I have never in my 31 years read To Kill a Mockingbird by Harper Lee. I’ve really been wanting to read this one so I took the plunge and did it. I have to say that I am much happier to have read this as an adult. Some of those deeper story elements mean more to me as an adult than they would have as a young adult.
To Kill a Mockingbird was a good book about a small town. It showed how the power of prejudice and preconceived notions can affect how we see a person. I’m not simply referring to Tom Robinson. There are so many people who we assume we know and then we find new levels to them.
I loved this book so much. The characters were (mostly) likable and I found myself wanting to know more about them. I wanted more exposure to Atticus. I think that I needed to know more about the Radleys than the children did.

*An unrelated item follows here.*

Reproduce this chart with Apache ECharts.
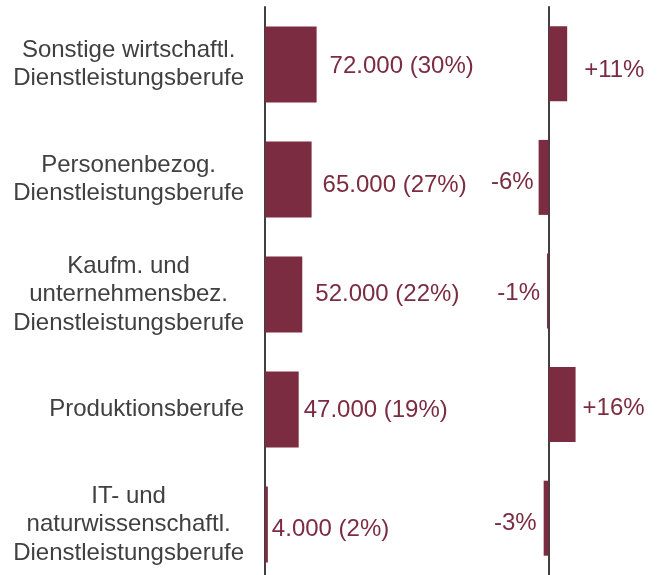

The writing of To Kill a Mockingbird really kept me going. Lee hooked me with Scout from the beginning. Scout Finch is our narrator and she tells it much like it is. Children have that kind of brutal honesty. It served well. We understand a lot of what’s happening even if Scout doesn’t. I think perhaps that is why the sadder parts were so sad. Told from a child’s perspective, in its simplicity, as adults we can plainly see them for the tragedies they are.
I know for a fact that high school Stephanie could not have appreciated this book as much as I did reading it now. I can tell you that this is a book that I’m going to enjoy reading again and again.